STORED DATA:
_ _ _ _ _ _ _

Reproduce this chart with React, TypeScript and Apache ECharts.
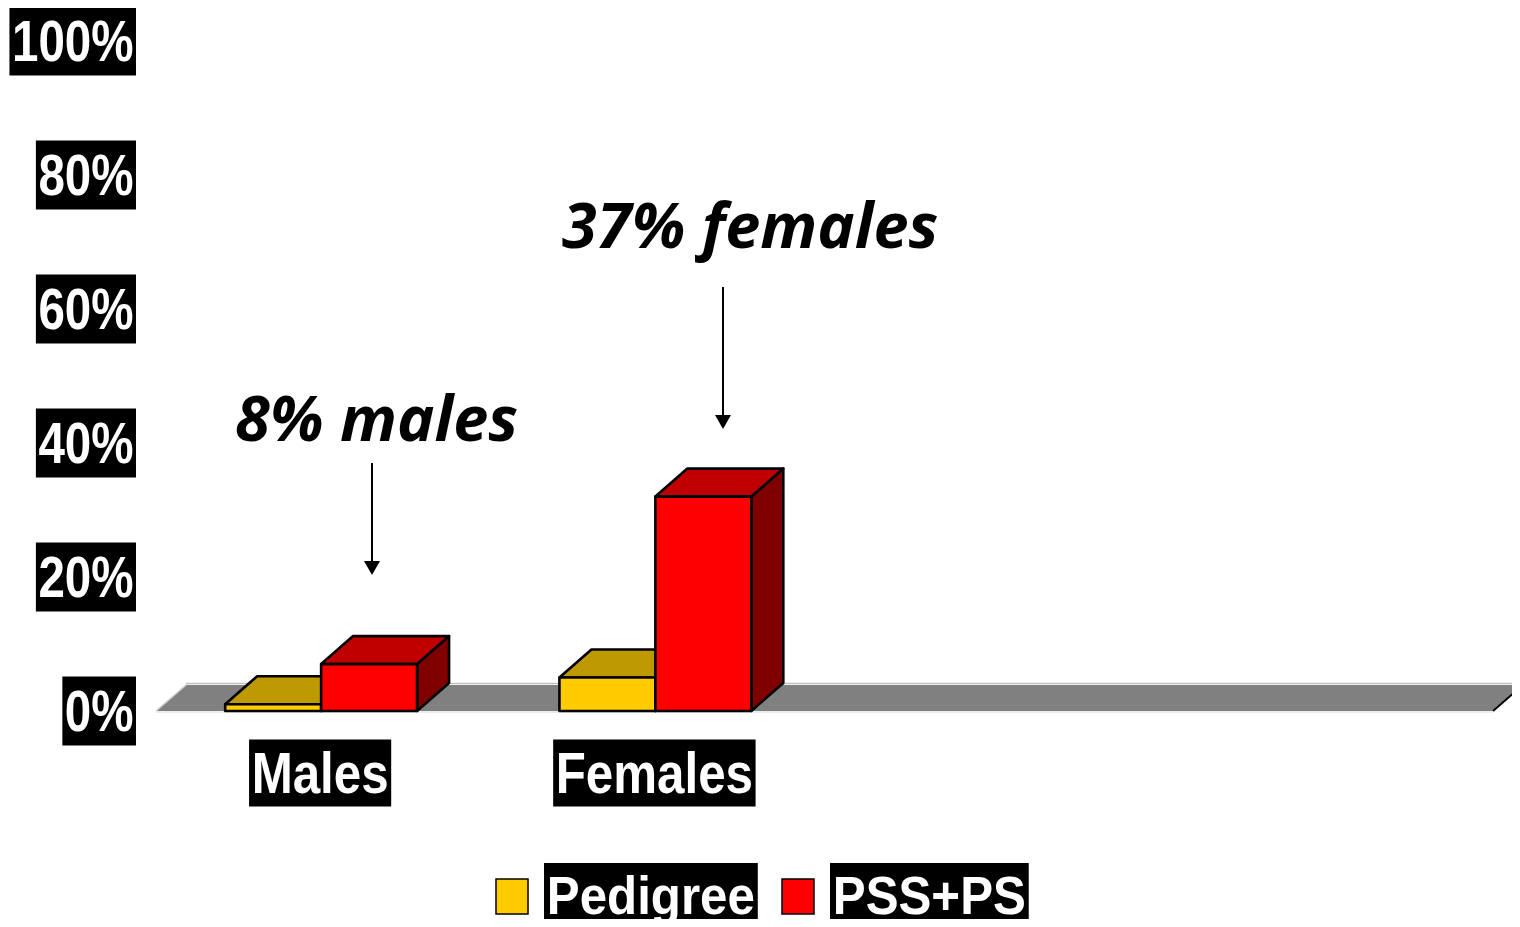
import React, { useEffect, useRef } from "react";
import * as echarts from "echarts";

const categories = ["Males", "Females", "", ""];
const seriesNames = ["Pedigree", "PSS+PS"];
const pedigreeValues = [1, 5];
const pssValues = [7, 32];
const yTicks = [0, 20, 40, 60, 80, 100];
const annotationTexts = ["8% males", "37% females"];

// layout of the annotation texts and arrows (pixels)
const ANNOT_LAYOUT = [
  { textX: 235, textY: 416, arrowX: 372, arrowTop: 463, arrowTip: 575 },
  { textX: 562, textY: 223, arrowX: 723, arrowTop: 287, arrowTip: 429 },
];

const FONT_FAMILY = "'Liberation Sans', Arial, sans-serif";
const ANNOT_FONT = "italic bold 63px 'Open Sans', 'DejaVu Sans', sans-serif";

const FRONT = ["#FFCC00", "#FF0000"];
const TOP = ["#BF9900", "#C00000"];
const SIDE = ["#806600", "#800000"];
const DX = 32;
const DY = -28;
const FLOOR_DX = 30;
const FLOOR_DY = -26;
const BAR_RATIO = 0.287;
const GRID = { left: 156, right: 27, top: 41, bottom: 216 };

function bar3D(sIdx: number) {
  return (params: any, api: any) => {
    const cat = api.value(0);
    const val = api.value(1);
    const band = api.size([1, 0])[0];
    const w = band * BAR_RATIO;
    const top = api.coord([cat, val]);
    const base = api.coord([cat, 0]);
    const cx = top[0] - 2;
    const xl = cx - w + sIdx * w;
    const xr = xl + w;
    const yt = top[1];
    const yb = base[1];
    const stroke = { stroke: "#000", lineWidth: 2.6, lineJoin: "round" };
    return {
      type: "group",
      children: [
        {
          type: "polygon",
          shape: { points: [[xr, yb], [xr + DX, yb + DY], [xr + DX, yt + DY], [xr, yt]] },
          style: { fill: SIDE[sIdx], ...stroke },
        },
        {
          type: "polygon",
          shape: { points: [[xl, yt], [xl + DX, yt + DY], [xr + DX, yt + DY], [xr, yt]] },
          style: { fill: TOP[sIdx], ...stroke },
        },
        {
          type: "rect",
          shape: { x: xl, y: yt, width: w, height: yb - yt },
          style: { fill: FRONT[sIdx], ...stroke },
        },
      ],
    };
  };
}

function floorRender(params: any) {
  const cs = params.coordSys;
  const x0 = cs.x;
  const x1 = cs.x + cs.width;
  const y0 = cs.y + cs.height;
  return {
    type: "group",
    children: [
      {
        type: "polygon",
        shape: { points: [[x0, y0], [x0 + FLOOR_DX, y0 + FLOOR_DY], [x1 + FLOOR_DX, y0 + FLOOR_DY], [x1, y0]] },
        style: { fill: "#808080" },
      },
      {
        type: "line",
        shape: { x1: x0 + FLOOR_DX, y1: y0 + FLOOR_DY - 1.5, x2: x1 + FLOOR_DX, y2: y0 + FLOOR_DY - 1.5 },
        style: { stroke: "#C0C0C0", lineWidth: 1.5 },
      },
      {
        type: "line",
        shape: { x1: x0, y1: y0 + 1, x2: x1, y2: y0 + 1 },
        style: { stroke: "#E6E6E6", lineWidth: 1.5 },
      },
      {
        type: "line",
        shape: { x1: x0, y1: y0, x2: x0 + FLOOR_DX, y2: y0 + FLOOR_DY },
        style: { stroke: "#D0D0D0", lineWidth: 1.5 },
      },
      {
        type: "line",
        shape: { x1: x1, y1: y0, x2: x1 + FLOOR_DX, y2: y0 + FLOOR_DY },
        style: { stroke: "#000", lineWidth: 2 },
      },
    ],
  };
}

function arrow(x: number, y1: number, y2: number) {
  return [
    { type: "line", shape: { x1: x, y1, x2: x, y2: y2 - 12 }, style: { stroke: "#000", lineWidth: 2 } },
    {
      type: "polygon",
      shape: { points: [[x - 8, y2 - 14], [x + 8, y2 - 14], [x, y2]] },
      style: { fill: "#000" },
    },
  ];
}

function boxLabel(
  text: string,
  x: number,
  y: number,
  align: string,
  size: number,
  scaleX: number,
  lineHeight: number,
  padding: number[]
) {
  return {
    type: "group",
    x,
    y,
    scaleX,
    children: [
      {
        type: "text",
        style: {
          text,
          font: `bold ${size}px ${FONT_FAMILY}`,
          fill: "#fff",
          backgroundColor: "#000",
          padding,
          lineHeight,
          align,
          verticalAlign: "middle",
        },
      },
    ],
  };
}

export default function App() {
  const ref = useRef<HTMLDivElement>(null);
  useEffect(() => {
    if (!ref.current) return;
    const chart = echarts.init(ref.current, undefined, { renderer: "svg" });
    chart.setOption({
      animation: false,
      backgroundColor: "#fff",
      grid: { ...GRID, containLabel: false, outerBoundsMode: "none" },
      xAxis: {
        type: "category",
        data: categories,
        axisLine: { show: false },
        axisTick: { show: false },
        splitLine: { show: false },
        axisLabel: { show: false },
      },
      yAxis: {
        type: "value",
        min: yTicks[0],
        max: yTicks[yTicks.length - 1],
        interval: yTicks[1] - yTicks[0],
        axisLine: { show: false },
        axisTick: { show: false },
        splitLine: { show: false },
        axisLabel: { show: false },
      },
      series: [
        {
          type: "custom",
          name: "floor",
          renderItem: floorRender,
          data: [[0, 0]],
          z: 1,
          silent: true,
        },
        {
          type: "custom",
          name: seriesNames[0],
          renderItem: bar3D(0),
          data: pedigreeValues.map((v, i) => [i, v]),
          itemStyle: { color: FRONT[0] },
          encode: { x: 0, y: 1 },
          z: 2,
        },
        {
          type: "custom",
          name: seriesNames[1],
          renderItem: bar3D(1),
          data: pssValues.map((v, i) => [i, v]),
          itemStyle: { color: FRONT[1] },
          encode: { x: 0, y: 1 },
          z: 3,
        },
      ],
    });

    const toX = (i: number) => chart.convertToPixel({ xAxisIndex: 0 }, i) as number;
    const toY = (v: number) => chart.convertToPixel({ yAxisIndex: 0 }, v) as number;
    const baseY = toY(0);

    const yLabels = yTicks.map((v) =>
      boxLabel(`${v}%`, GRID.left - 20, toY(v), "right", 58, 0.82, 60, [5, 3, 4, 3])
    );
    const xLabels = categories
      .map((c, i) =>
        c ? boxLabel(c, toX(i) - 3, baseY + 62, "center", 58, 0.85, 58, [5, 3, 4, 3]) : null
      )
      .filter(Boolean);

    // legend
    const legendY = 896;
    const legendItems: any[] = [];
    const legendIconX = [496, 782];
    seriesNames.forEach((name, i) => {
      legendItems.push({
        type: "rect",
        shape: { x: legendIconX[i], y: legendY - 17, width: 32, height: 35 },
        style: { fill: FRONT[i], stroke: "#000", lineWidth: 1.5 },
      });
      legendItems.push(
        boxLabel(name, legendIconX[i] + 48, legendY, "left", 53, 0.93, 58, [4, 3, 4, 3])
      );
    });

    const annGraphics: any[] = [];
    annotationTexts.forEach((t, i) => {
      const L = ANNOT_LAYOUT[i];
      annGraphics.push({
        type: "text",
        x: L.textX,
        y: L.textY,
        style: { text: t, fill: "#000", font: ANNOT_FONT, verticalAlign: "middle" },
      });
      annGraphics.push(...arrow(L.arrowX, L.arrowTop, L.arrowTip));
    });

    chart.setOption({
      graphic: [...yLabels, ...xLabels, ...legendItems, ...annGraphics],
    });
    return () => chart.dispose();
  }, []);
  return <div ref={ref} style={{ width: 1520, height: 927, margin: -8 }} />;
}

_ _ _ _ _ _ _

DIRECTIONS:
Reproduce the material word for word. Any pictures should be left out of the copy.

EXERCISE RESULT:
Reproduce this chart with React, TypeScript and Apache ECharts.
import React, { useEffect, useRef } from "react";
import * as echarts from "echarts";

const categories = ["Males", "Females", "", ""];
const seriesNames = ["Pedigree", "PSS+PS"];
const pedigreeValues = [1, 5];
const pssValues = [7, 32];
const yTicks = [0, 20, 40, 60, 80, 100];
const annotationTexts = ["8% males", "37% females"];

// layout of the annotation texts and arrows (pixels)
const ANNOT_LAYOUT = [
  { textX: 235, textY: 416, arrowX: 372, arrowTop: 463, arrowTip: 575 },
  { textX: 562, textY: 223, arrowX: 723, arrowTop: 287, arrowTip: 429 },
];

const FONT_FAMILY = "'Liberation Sans', Arial, sans-serif";
const ANNOT_FONT = "italic bold 63px 'Open Sans', 'DejaVu Sans', sans-serif";

const FRONT = ["#FFCC00", "#FF0000"];
const TOP = ["#BF9900", "#C00000"];
const SIDE = ["#806600", "#800000"];
const DX = 32;
const DY = -28;
const FLOOR_DX = 30;
const FLOOR_DY = -26;
const BAR_RATIO = 0.287;
const GRID = { left: 156, right: 27, top: 41, bottom: 216 };

function bar3D(sIdx: number) {
  return (params: any, api: any) => {
    const cat = api.value(0);
    const val = api.value(1);
    const band = api.size([1, 0])[0];
    const w = band * BAR_RATIO;
    const top = api.coord([cat, val]);
    const base = api.coord([cat, 0]);
    const cx = top[0] - 2;
    const xl = cx - w + sIdx * w;
    const xr = xl + w;
    const yt = top[1];
    const yb = base[1];
    const stroke = { stroke: "#000", lineWidth: 2.6, lineJoin: "round" };
    return {
      type: "group",
      children: [
        {
          type: "polygon",
          shape: { points: [[xr, yb], [xr + DX, yb + DY], [xr + DX, yt + DY], [xr, yt]] },
          style: { fill: SIDE[sIdx], ...stroke },
        },
        {
          type: "polygon",
          shape: { points: [[xl, yt], [xl + DX, yt + DY], [xr + DX, yt + DY], [xr, yt]] },
          style: { fill: TOP[sIdx], ...stroke },
        },
        {
          type: "rect",
          shape: { x: xl, y: yt, width: w, height: yb - yt },
          style: { fill: FRONT[sIdx], ...stroke },
        },
      ],
    };
  };
}

function floorRender(params: any) {
  const cs = params.coordSys;
  const x0 = cs.x;
  const x1 = cs.x + cs.width;
  const y0 = cs.y + cs.height;
  return {
    type: "group",
    children: [
      {
        type: "polygon",
        shape: { points: [[x0, y0], [x0 + FLOOR_DX, y0 + FLOOR_DY], [x1 + FLOOR_DX, y0 + FLOOR_DY], [x1, y0]] },
        style: { fill: "#808080" },
      },
      {
        type: "line",
        shape: { x1: x0 + FLOOR_DX, y1: y0 + FLOOR_DY - 1.5, x2: x1 + FLOOR_DX, y2: y0 + FLOOR_DY - 1.5 },
        style: { stroke: "#C0C0C0", lineWidth: 1.5 },
      },
      {
        type: "line",
        shape: { x1: x0, y1: y0 + 1, x2: x1, y2: y0 + 1 },
        style: { stroke: "#E6E6E6", lineWidth: 1.5 },
      },
      {
        type: "line",
        shape: { x1: x0, y1: y0, x2: x0 + FLOOR_DX, y2: y0 + FLOOR_DY },
        style: { stroke: "#D0D0D0", lineWidth: 1.5 },
      },
      {
        type: "line",
        shape: { x1: x1, y1: y0, x2: x1 + FLOOR_DX, y2: y0 + FLOOR_DY },
        style: { stroke: "#000", lineWidth: 2 },
      },
    ],
  };
}

function arrow(x: number, y1: number, y2: number) {
  return [
    { type: "line", shape: { x1: x, y1, x2: x, y2: y2 - 12 }, style: { stroke: "#000", lineWidth: 2 } },
    {
      type: "polygon",
      shape: { points: [[x - 8, y2 - 14], [x + 8, y2 - 14], [x, y2]] },
      style: { fill: "#000" },
    },
  ];
}

function boxLabel(
  text: string,
  x: number,
  y: number,
  align: string,
  size: number,
  scaleX: number,
  lineHeight: number,
  padding: number[]
) {
  return {
    type: "group",
    x,
    y,
    scaleX,
    children: [
      {
        type: "text",
        style: {
          text,
          font: `bold ${size}px ${FONT_FAMILY}`,
          fill: "#fff",
          backgroundColor: "#000",
          padding,
          lineHeight,
          align,
          verticalAlign: "middle",
        },
      },
    ],
  };
}

export default function App() {
  const ref = useRef<HTMLDivElement>(null);
  useEffect(() => {
    if (!ref.current) return;
    const chart = echarts.init(ref.current, undefined, { renderer: "svg" });
    chart.setOption({
      animation: false,
      backgroundColor: "#fff",
      grid: { ...GRID, containLabel: false, outerBoundsMode: "none" },
      xAxis: {
        type: "category",
        data: categories,
        axisLine: { show: false },
        axisTick: { show: false },
        splitLine: { show: false },
        axisLabel: { show: false },
      },
      yAxis: {
        type: "value",
        min: yTicks[0],
        max: yTicks[yTicks.length - 1],
        interval: yTicks[1] - yTicks[0],
        axisLine: { show: false },
        axisTick: { show: false },
        splitLine: { show: false },
        axisLabel: { show: false },
      },
      series: [
        {
          type: "custom",
          name: "floor",
          renderItem: floorRender,
          data: [[0, 0]],
          z: 1,
          silent: true,
        },
        {
          type: "custom",
          name: seriesNames[0],
          renderItem: bar3D(0),
          data: pedigreeValues.map((v, i) => [i, v]),
          itemStyle: { color: FRONT[0] },
          encode: { x: 0, y: 1 },
          z: 2,
        },
        {
          type: "custom",
          name: seriesNames[1],
          renderItem: bar3D(1),
          data: pssValues.map((v, i) => [i, v]),
          itemStyle: { color: FRONT[1] },
          encode: { x: 0, y: 1 },
          z: 3,
        },
      ],
    });

    const toX = (i: number) => chart.convertToPixel({ xAxisIndex: 0 }, i) as number;
    const toY = (v: number) => chart.convertToPixel({ yAxisIndex: 0 }, v) as number;
    const baseY = toY(0);

    const yLabels = yTicks.map((v) =>
      boxLabel(`${v}%`, GRID.left - 20, toY(v), "right", 58, 0.82, 60, [5, 3, 4, 3])
    );
    const xLabels = categories
      .map((c, i) =>
        c ? boxLabel(c, toX(i) - 3, baseY + 62, "center", 58, 0.85, 58, [5, 3, 4, 3]) : null
      )
      .filter(Boolean);

    // legend
    const legendY = 896;
    const legendItems: any[] = [];
    const legendIconX = [496, 782];
    seriesNames.forEach((name, i) => {
      legendItems.push({
        type: "rect",
        shape: { x: legendIconX[i], y: legendY - 17, width: 32, height: 35 },
        style: { fill: FRONT[i], stroke: "#000", lineWidth: 1.5 },
      });
      legendItems.push(
        boxLabel(name, legendIconX[i] + 48, legendY, "left", 53, 0.93, 58, [4, 3, 4, 3])
      );
    });

    const annGraphics: any[] = [];
    annotationTexts.forEach((t, i) => {
      const L = ANNOT_LAYOUT[i];
      annGraphics.push({
        type: "text",
        x: L.textX,
        y: L.textY,
        style: { text: t, fill: "#000", font: ANNOT_FONT, verticalAlign: "middle" },
      });
      annGraphics.push(...arrow(L.arrowX, L.arrowTop, L.arrowTip));
    });

    chart.setOption({
      graphic: [...yLabels, ...xLabels, ...legendItems, ...annGraphics],
    });
    return () => chart.dispose();
  }, []);
  return <div ref={ref} style={{ width: 1520, height: 927, margin: -8 }} />;
}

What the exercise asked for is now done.